Dirk Van de moortel wrote:
> "Ikke" <ikkepoker@hotmail.com> wrote in message
> news:1156243687.592259.294440@b28g2000cwb.googlegroups.com...
> > Hello,
> >
> > I really hope I could get an answer here, because I couldnt find it on
> > the internet and cant contact my prof atm.
> >
> > I have to calculate the curvature scalar for spherical coordinates
> > (theta, phi).
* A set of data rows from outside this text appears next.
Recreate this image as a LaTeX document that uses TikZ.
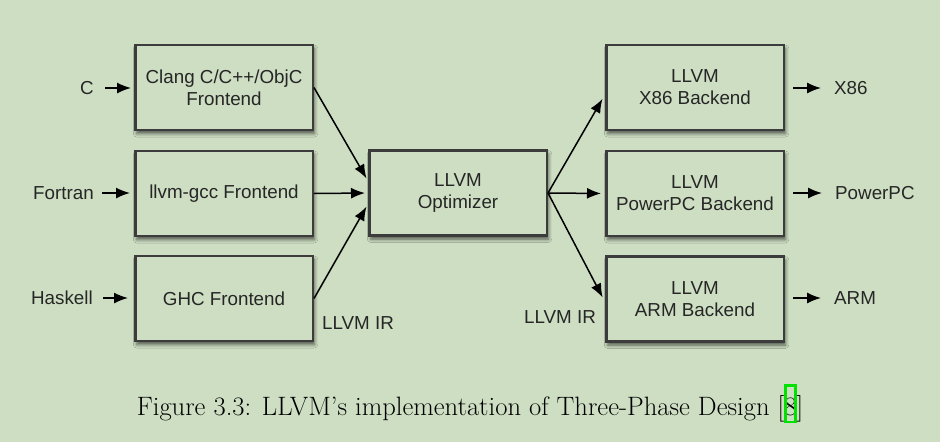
\documentclass[tikz,border=0pt]{standalone}
\usepackage{fontspec}
\newfontfamily\lsans{Liberation Sans}
\usetikzlibrary{arrows.meta,shadows.blur}
\definecolor{bgc}{RGB}{206,222,195}
\definecolor{edge}{RGB}{60,60,60}
\definecolor{lnk}{RGB}{0,225,0}
\newcommand\lnkbox[1]{{\setlength\fboxrule{2.5pt}\setlength\fboxsep{-2.5pt}\color{lnk}\fbox{\color{black}\rule[-8pt]{0pt}{39pt}#1}}}
\begin{document}
\begin{tikzpicture}[x=1pt,y=-1pt,
  blk/.style={draw=edge, line width=2.5pt, fill=bgc, minimum width=177.5pt, minimum height=85pt,
    inner sep=0pt, align=center, font=\fontsize{18.8}{22}\selectfont\lsans, text=black!85,
    blur shadow={shadow xshift=1.5pt, shadow yshift=-3.5pt, shadow blur radius=3.5pt, shadow opacity=60}},
  lbl/.style={inner sep=0pt, font=\fontsize{18.8}{22}\selectfont\lsans, text=black!85},
  arr/.style={-{Latex[length=14pt,width=11pt]}, line width=1.5pt, black}]
\fill[bgc] (0,0) rectangle (940,442);
\useasboundingbox (0,0) rectangle (940,442);
% boxes
\node[blk] (f1) at (224,87.5) {Clang C/C++/ObjC\\Frontend};
\node[blk] (f2) at (224,193.5) {llvm-gcc Frontend};
\node[blk] (f3) at (224,298.5) {GHC Frontend};
\node[blk] (opt) at (458,193) {LLVM\\Optimizer};
\node[blk] (b1) at (695,87.5) {LLVM\\X86 Backend};
\node[blk] (b2) at (695,193.5) {LLVM\\PowerPC Backend};
\node[blk] (b3) at (695,299) {LLVM\\ARM Backend};
% input labels
\node[lbl, anchor=east] (ic) at (94,88) {C};
\node[lbl, anchor=east] (ifo) at (94,193) {Fortran};
\node[lbl, anchor=east] (iha) at (93,298) {Haskell};
% output labels
\node[lbl, anchor=west] (ox) at (834,88) {X86};
\node[lbl, anchor=west] (op) at (835,193) {PowerPC};
\node[lbl, anchor=west] (oa) at (834,298) {ARM};
% IR labels
\node[lbl] (ir1) at (358,323) {LLVM IR};
\node[lbl] (ir2) at (560,317) {LLVM IR};
% input arrows
\draw[arr, shorten <=11pt, shorten >=3pt] (ic.east) -- (ic.east -| f1.west);
\draw[arr, shorten <=8pt, shorten >=4pt] (ifo.east) -- (ifo.east -| f2.west);
\draw[arr, shorten <=10pt, shorten >=6pt] (iha.east) -- (iha.east -| f3.west);
% frontends to optimizer
\draw[arr, shorten >=3pt] (f1.east) -- ([yshift=12pt]opt.west);
\draw[arr, shorten >=3pt] (f2.east) -- (opt.west);
\draw[arr, shorten >=3pt] (f3.east) -- ([yshift=-11pt]opt.west);
% optimizer to backends
\draw[arr, shorten >=5pt] (opt.east) -- ([yshift=-7pt]b1.west);
\draw[arr, shorten >=4pt] (opt.east) -- (b2.west);
\draw[arr, shorten >=5pt] (opt.east) -- ([yshift=-3pt]b3.west);
% output arrows
\draw[arr, shorten <=8pt, shorten >=13pt] (ox.west -| b1.east) -- (ox.west);
\draw[arr, shorten <=8pt, shorten >=13pt] (op.west -| b2.east) -- (op.west);
\draw[arr, shorten <=8pt, shorten >=13pt] (oa.west -| b3.east) -- (oa.west);
% caption
\node[anchor=base, inner sep=0pt, font=\fontsize{26.6}{32}\selectfont] (cap) at (470,415)
  {Figure 3.3: LLVM’s implementation of Three-Phase Design [\lnkbox{8}]};
\end{tikzpicture}
\end{document}
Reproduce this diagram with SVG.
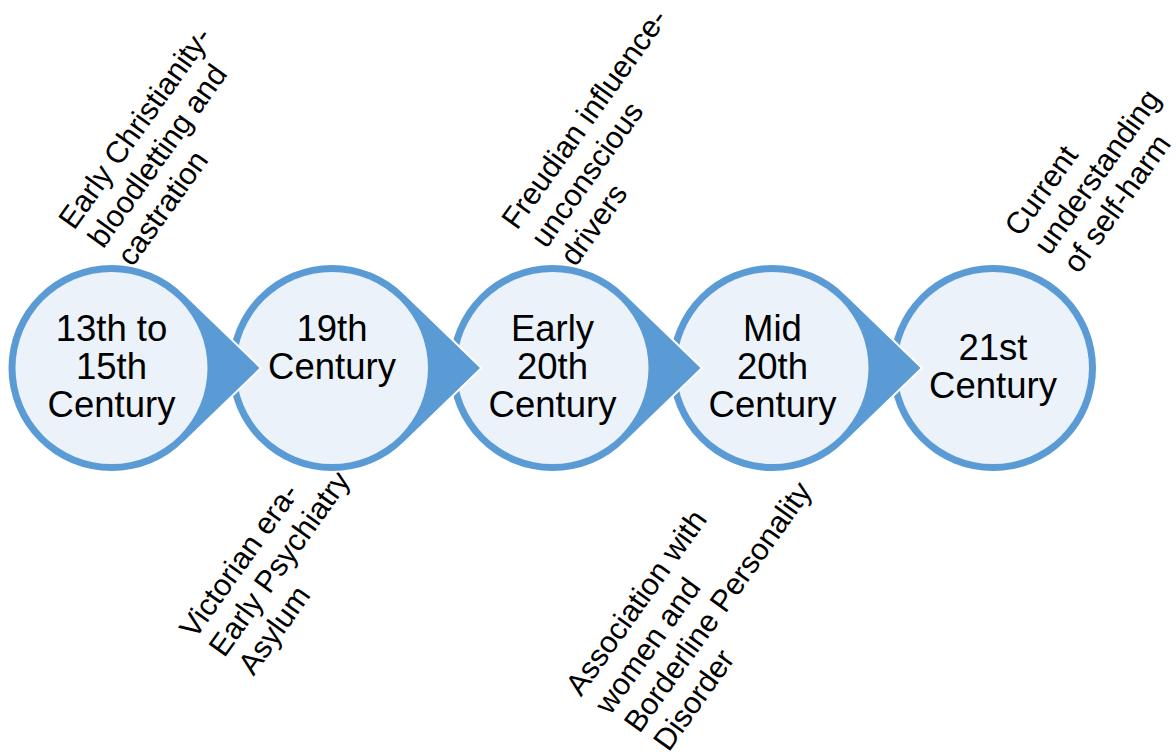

So the metric tensor is:
> >
> > g_00 = 1 , g_11 = sin^2(theta), g_01 = g_10 = 0
> >
> >>From my calculations I get:
> >
> > R=-1/tan^2(theta)
>
> The Ricci scalar is -2.
> You probably made a little mistake somewhere.

Ricci Tensor is zero in free space even under the curvature of
spacetime.  Thus, you definitely made a mistake somewhere.  Ricci
scalar is ZERO for flat spacetime (in this case) with the following
metric.

**  g_00 = g_11 = 1
**  g_22 = r^2 cos^2(phi)
**  g_33 = r^2
**  Others = 0

Where

**  phi = latitude

Ricci scalar is a very poor gauge to measure the curvature of
spacetime.  Hilbert's Lagrangian that leads to Einstein Field
Equations is totally unqualified and unjustified.